## begin
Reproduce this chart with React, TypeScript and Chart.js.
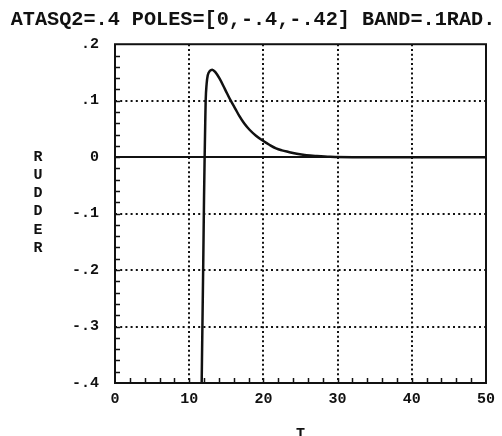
import React, { useEffect, useRef } from "react";
import { Chart, registerables } from "chart.js";

Chart.register(...registerables);

const titleText = "ATASQ2=.4 POLES=[0,-.4,-.42] BAND=.1RAD.";
const yAxisLetters = ["R", "U", "D", "D", "E", "R"];
const xAxisTitle = "T";

const timeValues = [
  11.66, 11.78, 11.9, 12.0, 12.08, 12.16, 12.22, 12.35, 12.5, 12.8, 13.1, 13.5, 14.1, 14.8,
  15.6, 16.2, 16.75, 17.4, 18.1, 19.0, 20.0, 20.8, 21.7, 22.5, 23.4, 24.5, 25.8, 27.2, 29.0,
  32.0, 50.0,
];
const rudderValues = [
  -0.42, -0.3, -0.18, -0.07, 0.0, 0.06, 0.1, 0.13, 0.145, 0.153, 0.155, 0.151, 0.139, 0.121,
  0.1, 0.086, 0.073, 0.06, 0.049, 0.038, 0.0286, 0.022, 0.0155, 0.012, 0.0092, 0.006, 0.0035,
  0.002, 0.0006, 0, 0,
];

const xTickValues = [0, 10, 20, 30, 40, 50];
const xTickLabels = ["0", "10", "20", "30", "40", "50"];
const yTickValues = [0.2, 0.1, 0, -0.1, -0.2, -0.3, -0.4];
const yTickLabels = [".2", ".1", "0", "-.1", "-.2", "-.3", "-.4"];
const xGridValues = [10, 20, 30, 40];
const yGridValues = [0.1, -0.1, -0.2, -0.3];

const INK = "#111111";
const FONT = "'Liberation Mono', 'DejaVu Sans Mono', monospace";

const decorPlugin = {
  id: "decor",
  beforeDatasetsDraw(chart: any) {
    const { ctx, chartArea: a, scales } = chart;
    const xs = scales.x;
    const ys = scales.y;
    ctx.save();
    ctx.strokeStyle = INK;
    ctx.lineWidth = 2;
    ctx.setLineDash([2, 2.7]);
    for (const v of xGridValues) {
      const px = Math.round(xs.getPixelForValue(v));
      ctx.beginPath();
      ctx.moveTo(px, a.top);
      ctx.lineTo(px, a.bottom);
      ctx.stroke();
    }
    ctx.setLineDash([2, 3.2]);
    for (const v of yGridValues) {
      const py = Math.round(ys.getPixelForValue(v));
      ctx.beginPath();
      ctx.moveTo(a.left, py);
      ctx.lineTo(a.right, py);
      ctx.stroke();
    }
    ctx.setLineDash([]);
    const zy = Math.round(ys.getPixelForValue(0));
    ctx.lineWidth = 2;
    ctx.beginPath();
    ctx.moveTo(a.left, zy);
    ctx.lineTo(a.right, zy);
    ctx.stroke();
    ctx.restore();
  },
  afterDatasetsDraw(chart: any) {
    const { ctx, chartArea: a, scales } = chart;
    const xs = scales.x;
    const ys = scales.y;
    ctx.save();
    ctx.strokeStyle = INK;
    ctx.lineWidth = 1.5;
    for (let i = 1; i < 25; i++) {
      const px = Math.round(xs.getPixelForValue(i * 2)) + 0.5;
      ctx.beginPath();
      ctx.moveTo(px, a.bottom);
      ctx.lineTo(px, a.bottom - 5);
      ctx.stroke();
    }
    for (let i = 1; i < 30; i++) {
      const py = Math.round(ys.getPixelForValue(-0.4 + i * 0.02)) + 0.5;
      ctx.beginPath();
      ctx.moveTo(a.left, py);
      ctx.lineTo(a.left + 5, py);
      ctx.stroke();
    }
    ctx.lineWidth = 2;
    ctx.strokeRect(a.left, a.top, a.right - a.left, a.bottom - a.top);
    ctx.fillStyle = INK;
    ctx.font = `bold 15px ${FONT}`;
    ctx.textAlign = "center";
    ctx.textBaseline = "middle";
    yAxisLetters.forEach((ch, i) => {
      ctx.fillText(ch, 38, 157 + i * 18.2);
    });
    ctx.restore();
  },
};

export default function App() {
  const canvasRef = useRef<HTMLCanvasElement | null>(null);

  useEffect(() => {
    const canvas = canvasRef.current;
    if (!canvas) return;
    const points = timeValues.map((t, i) => ({ x: t, y: rudderValues[i] }));
    const chart = new Chart(canvas, {
      type: "line",
      data: {
        datasets: [
          {
            data: points,
            borderColor: INK,
            borderWidth: 2.5,
            pointRadius: 0,
            cubicInterpolationMode: "monotone",
            fill: false,
          },
        ],
      },
      options: {
        responsive: false,
        animation: false,
        layout: { padding: { left: 6, right: 2, top: 0, bottom: 0 } },
        plugins: {
          legend: { display: false },
          tooltip: { enabled: false },
          title: {
            display: true,
            text: titleText,
            color: INK,
            font: { family: FONT, size: 20.2, weight: "bold", lineHeight: 1.15 },
            padding: { top: 8, bottom: 13 },
          },
        },
        scales: {
          x: {
            type: "linear",
            min: 0,
            max: 50,
            afterBuildTicks: (scale: any) => {
              scale.ticks = xTickValues.map((v) => ({ value: v }));
            },
            afterFit: (scale: any) => {
              scale.height = 53;
              scale.paddingRight = 16;
            },
            grid: { display: false, drawTicks: false },
            border: { display: false },
            ticks: {
              color: INK,
              padding: 7,
              maxRotation: 0,
              font: { family: FONT, size: 15, weight: "bold" },
              callback: (v: any) => {
                const i = xTickValues.indexOf(Number(v));
                return i >= 0 ? xTickLabels[i] : "";
              },
            },
            title: {
              display: true,
              text: xAxisTitle,
              color: INK,
              font: { family: FONT, size: 15, weight: "bold" },
              padding: { top: 0, bottom: -7 },
            },
          },
          y: {
            type: "linear",
            min: -0.4,
            max: 0.2,
            afterBuildTicks: (scale: any) => {
              scale.ticks = yTickValues.map((v) => ({ value: v }));
            },
            afterFit: (scale: any) => {
              scale.width = 109;
            },
            grid: { display: false, drawTicks: false },
            border: { display: false },
            ticks: {
              color: INK,
              padding: 16,
              font: { family: FONT, size: 15, weight: "bold" },
              callback: (v: any) => {
                const n = Number(v);
                const i = yTickValues.findIndex((t) => Math.abs(t - n) < 1e-9);
                return i >= 0 ? yTickLabels[i] : "";
              },
            },
          },
        },
      },
      plugins: [decorPlugin],
    } as any);
    return () => chart.destroy();
  }, []);

  return (
    <div style={{ position: "fixed", left: 0, top: 0, width: 502, height: 436, background: "#ffffff" }}>
      <canvas ref={canvasRef} width={502} height={436} />
    </div>
  );
}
## end
* [Set exercise]: Send back the data above word for word, with the pictures left out.

* [Output for this task]:
Reproduce this chart with React, TypeScript and Chart.js.
import React, { useEffect, useRef } from "react";
import { Chart, registerables } from "chart.js";

Chart.register(...registerables);

const titleText = "ATASQ2=.4 POLES=[0,-.4,-.42] BAND=.1RAD.";
const yAxisLetters = ["R", "U", "D", "D", "E", "R"];
const xAxisTitle = "T";

const timeValues = [
  11.66, 11.78, 11.9, 12.0, 12.08, 12.16, 12.22, 12.35, 12.5, 12.8, 13.1, 13.5, 14.1, 14.8,
  15.6, 16.2, 16.75, 17.4, 18.1, 19.0, 20.0, 20.8, 21.7, 22.5, 23.4, 24.5, 25.8, 27.2, 29.0,
  32.0, 50.0,
];
const rudderValues = [
  -0.42, -0.3, -0.18, -0.07, 0.0, 0.06, 0.1, 0.13, 0.145, 0.153, 0.155, 0.151, 0.139, 0.121,
  0.1, 0.086, 0.073, 0.06, 0.049, 0.038, 0.0286, 0.022, 0.0155, 0.012, 0.0092, 0.006, 0.0035,
  0.002, 0.0006, 0, 0,
];

const xTickValues = [0, 10, 20, 30, 40, 50];
const xTickLabels = ["0", "10", "20", "30", "40", "50"];
const yTickValues = [0.2, 0.1, 0, -0.1, -0.2, -0.3, -0.4];
const yTickLabels = [".2", ".1", "0", "-.1", "-.2", "-.3", "-.4"];
const xGridValues = [10, 20, 30, 40];
const yGridValues = [0.1, -0.1, -0.2, -0.3];

const INK = "#111111";
const FONT = "'Liberation Mono', 'DejaVu Sans Mono', monospace";

const decorPlugin = {
  id: "decor",
  beforeDatasetsDraw(chart: any) {
    const { ctx, chartArea: a, scales } = chart;
    const xs = scales.x;
    const ys = scales.y;
    ctx.save();
    ctx.strokeStyle = INK;
    ctx.lineWidth = 2;
    ctx.setLineDash([2, 2.7]);
    for (const v of xGridValues) {
      const px = Math.round(xs.getPixelForValue(v));
      ctx.beginPath();
      ctx.moveTo(px, a.top);
      ctx.lineTo(px, a.bottom);
      ctx.stroke();
    }
    ctx.setLineDash([2, 3.2]);
    for (const v of yGridValues) {
      const py = Math.round(ys.getPixelForValue(v));
      ctx.beginPath();
      ctx.moveTo(a.left, py);
      ctx.lineTo(a.right, py);
      ctx.stroke();
    }
    ctx.setLineDash([]);
    const zy = Math.round(ys.getPixelForValue(0));
    ctx.lineWidth = 2;
    ctx.beginPath();
    ctx.moveTo(a.left, zy);
    ctx.lineTo(a.right, zy);
    ctx.stroke();
    ctx.restore();
  },
  afterDatasetsDraw(chart: any) {
    const { ctx, chartArea: a, scales } = chart;
    const xs = scales.x;
    const ys = scales.y;
    ctx.save();
    ctx.strokeStyle = INK;
    ctx.lineWidth = 1.5;
    for (let i = 1; i < 25; i++) {
      const px = Math.round(xs.getPixelForValue(i * 2)) + 0.5;
      ctx.beginPath();
      ctx.moveTo(px, a.bottom);
      ctx.lineTo(px, a.bottom - 5);
      ctx.stroke();
    }
    for (let i = 1; i < 30; i++) {
      const py = Math.round(ys.getPixelForValue(-0.4 + i * 0.02)) + 0.5;
      ctx.beginPath();
      ctx.moveTo(a.left, py);
      ctx.lineTo(a.left + 5, py);
      ctx.stroke();
    }
    ctx.lineWidth = 2;
    ctx.strokeRect(a.left, a.top, a.right - a.left, a.bottom - a.top);
    ctx.fillStyle = INK;
    ctx.font = `bold 15px ${FONT}`;
    ctx.textAlign = "center";
    ctx.textBaseline = "middle";
    yAxisLetters.forEach((ch, i) => {
      ctx.fillText(ch, 38, 157 + i * 18.2);
    });
    ctx.restore();
  },
};

export default function App() {
  const canvasRef = useRef<HTMLCanvasElement | null>(null);

  useEffect(() => {
    const canvas = canvasRef.current;
    if (!canvas) return;
    const points = timeValues.map((t, i) => ({ x: t, y: rudderValues[i] }));
    const chart = new Chart(canvas, {
      type: "line",
      data: {
        datasets: [
          {
            data: points,
            borderColor: INK,
            borderWidth: 2.5,
            pointRadius: 0,
            cubicInterpolationMode: "monotone",
            fill: false,
          },
        ],
      },
      options: {
        responsive: false,
        animation: false,
        layout: { padding: { left: 6, right: 2, top: 0, bottom: 0 } },
        plugins: {
          legend: { display: false },
          tooltip: { enabled: false },
          title: {
            display: true,
            text: titleText,
            color: INK,
            font: { family: FONT, size: 20.2, weight: "bold", lineHeight: 1.15 },
            padding: { top: 8, bottom: 13 },
          },
        },
        scales: {
          x: {
            type: "linear",
            min: 0,
            max: 50,
            afterBuildTicks: (scale: any) => {
              scale.ticks = xTickValues.map((v) => ({ value: v }));
            },
            afterFit: (scale: any) => {
              scale.height = 53;
              scale.paddingRight = 16;
            },
            grid: { display: false, drawTicks: false },
            border: { display: false },
            ticks: {
              color: INK,
              padding: 7,
              maxRotation: 0,
              font: { family: FONT, size: 15, weight: "bold" },
              callback: (v: any) => {
                const i = xTickValues.indexOf(Number(v));
                return i >= 0 ? xTickLabels[i] : "";
              },
            },
            title: {
              display: true,
              text: xAxisTitle,
              color: INK,
              font: { family: FONT, size: 15, weight: "bold" },
              padding: { top: 0, bottom: -7 },
            },
          },
          y: {
            type: "linear",
            min: -0.4,
            max: 0.2,
            afterBuildTicks: (scale: any) => {
              scale.ticks = yTickValues.map((v) => ({ value: v }));
            },
            afterFit: (scale: any) => {
              scale.width = 109;
            },
            grid: { display: false, drawTicks: false },
            border: { display: false },
            ticks: {
              color: INK,
              padding: 16,
              font: { family: FONT, size: 15, weight: "bold" },
              callback: (v: any) => {
                const n = Number(v);
                const i = yTickValues.findIndex((t) => Math.abs(t - n) < 1e-9);
                return i >= 0 ? yTickLabels[i] : "";
              },
            },
          },
        },
      },
      plugins: [decorPlugin],
    } as any);
    return () => chart.destroy();
  }, []);

  return (
    <div style={{ position: "fixed", left: 0, top: 0, width: 502, height: 436, background: "#ffffff" }}>
      <canvas ref={canvasRef} width={502} height={436} />
    </div>
  );
}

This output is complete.